* BEGIN Recorded information *

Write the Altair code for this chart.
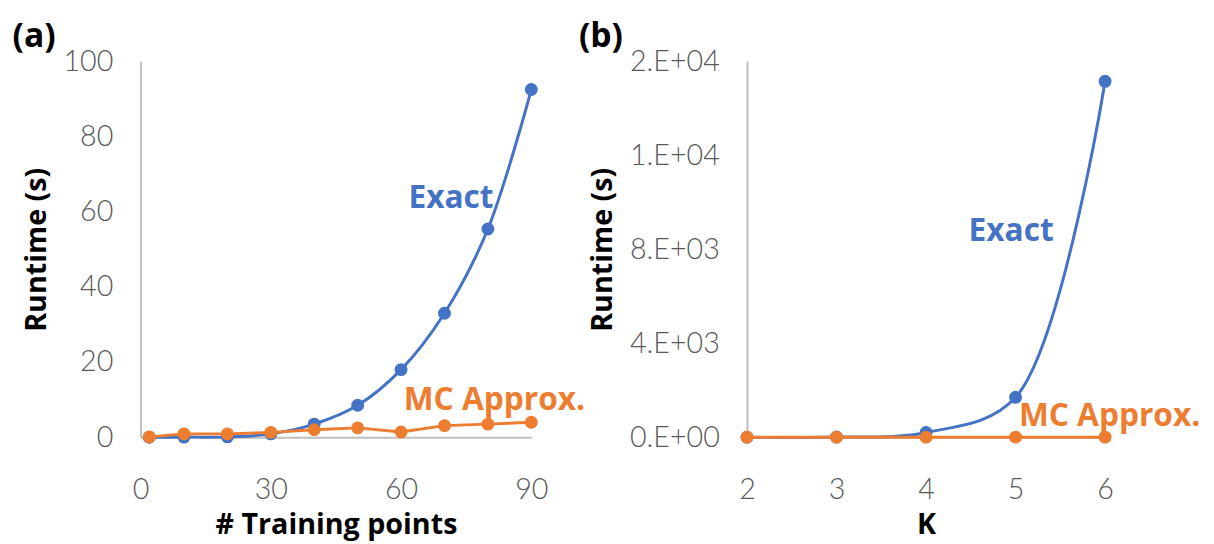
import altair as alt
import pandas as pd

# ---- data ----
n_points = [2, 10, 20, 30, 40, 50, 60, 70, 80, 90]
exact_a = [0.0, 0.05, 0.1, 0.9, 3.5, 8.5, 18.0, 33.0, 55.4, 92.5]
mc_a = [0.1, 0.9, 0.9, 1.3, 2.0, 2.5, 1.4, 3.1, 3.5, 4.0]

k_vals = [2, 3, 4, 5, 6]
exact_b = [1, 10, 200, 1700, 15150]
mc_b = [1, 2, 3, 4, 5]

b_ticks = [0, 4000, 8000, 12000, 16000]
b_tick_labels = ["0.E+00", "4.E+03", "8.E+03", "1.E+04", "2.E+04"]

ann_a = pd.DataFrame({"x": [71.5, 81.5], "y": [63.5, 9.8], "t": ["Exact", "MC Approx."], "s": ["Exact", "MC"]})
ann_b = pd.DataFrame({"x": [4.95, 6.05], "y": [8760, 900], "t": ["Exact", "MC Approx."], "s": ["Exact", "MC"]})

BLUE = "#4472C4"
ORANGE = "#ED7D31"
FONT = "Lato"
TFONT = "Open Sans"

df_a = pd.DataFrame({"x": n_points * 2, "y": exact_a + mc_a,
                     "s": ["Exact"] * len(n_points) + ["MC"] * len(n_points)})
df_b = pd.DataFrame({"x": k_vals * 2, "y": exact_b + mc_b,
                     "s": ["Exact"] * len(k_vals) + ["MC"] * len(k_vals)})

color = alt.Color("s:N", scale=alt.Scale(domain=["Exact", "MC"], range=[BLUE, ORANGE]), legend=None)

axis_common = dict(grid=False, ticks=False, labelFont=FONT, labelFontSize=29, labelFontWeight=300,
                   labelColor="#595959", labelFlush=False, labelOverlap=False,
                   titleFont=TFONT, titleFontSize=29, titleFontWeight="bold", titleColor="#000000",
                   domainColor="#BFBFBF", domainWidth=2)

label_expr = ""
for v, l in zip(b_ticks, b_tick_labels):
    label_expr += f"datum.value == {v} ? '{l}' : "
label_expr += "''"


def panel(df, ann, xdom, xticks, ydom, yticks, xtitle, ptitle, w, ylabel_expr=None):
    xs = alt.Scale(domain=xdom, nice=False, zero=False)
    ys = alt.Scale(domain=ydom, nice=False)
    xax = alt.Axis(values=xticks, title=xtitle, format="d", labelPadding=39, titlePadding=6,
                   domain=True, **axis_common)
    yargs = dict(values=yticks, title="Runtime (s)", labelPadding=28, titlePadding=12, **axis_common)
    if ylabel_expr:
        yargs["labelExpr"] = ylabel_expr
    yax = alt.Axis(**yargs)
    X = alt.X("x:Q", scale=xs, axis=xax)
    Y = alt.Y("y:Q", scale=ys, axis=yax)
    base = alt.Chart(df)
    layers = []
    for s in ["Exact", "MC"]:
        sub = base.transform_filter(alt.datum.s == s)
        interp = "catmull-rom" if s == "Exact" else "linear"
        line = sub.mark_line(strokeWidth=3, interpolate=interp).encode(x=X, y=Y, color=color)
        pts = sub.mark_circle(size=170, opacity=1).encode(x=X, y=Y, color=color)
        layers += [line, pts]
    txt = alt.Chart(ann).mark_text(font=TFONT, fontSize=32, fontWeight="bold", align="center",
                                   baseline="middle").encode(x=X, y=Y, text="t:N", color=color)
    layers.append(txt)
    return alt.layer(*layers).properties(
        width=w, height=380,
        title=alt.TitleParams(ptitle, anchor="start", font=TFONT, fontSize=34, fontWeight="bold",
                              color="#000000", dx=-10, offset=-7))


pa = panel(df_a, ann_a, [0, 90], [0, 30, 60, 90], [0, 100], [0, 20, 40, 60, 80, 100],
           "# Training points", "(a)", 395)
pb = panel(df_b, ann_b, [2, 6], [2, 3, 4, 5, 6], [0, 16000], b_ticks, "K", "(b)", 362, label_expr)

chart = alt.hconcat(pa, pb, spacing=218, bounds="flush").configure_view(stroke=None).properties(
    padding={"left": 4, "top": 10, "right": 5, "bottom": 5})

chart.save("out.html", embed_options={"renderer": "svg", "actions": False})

* END Recorded information *

_Short exercise_
The lines from the start of the data through the line that contains "3.1, 3.5, 4.0]" are to be returned exactly, please, with both ends included and every picture left out.

_In response_
Write the Altair code for this chart.
import altair as alt
import pandas as pd

# ---- data ----
n_points = [2, 10, 20, 30, 40, 50, 60, 70, 80, 90]
exact_a = [0.0, 0.05, 0.1, 0.9, 3.5, 8.5, 18.0, 33.0, 55.4, 92.5]
mc_a = [0.1, 0.9, 0.9, 1.3, 2.0, 2.5, 1.4, 3.1, 3.5, 4.0]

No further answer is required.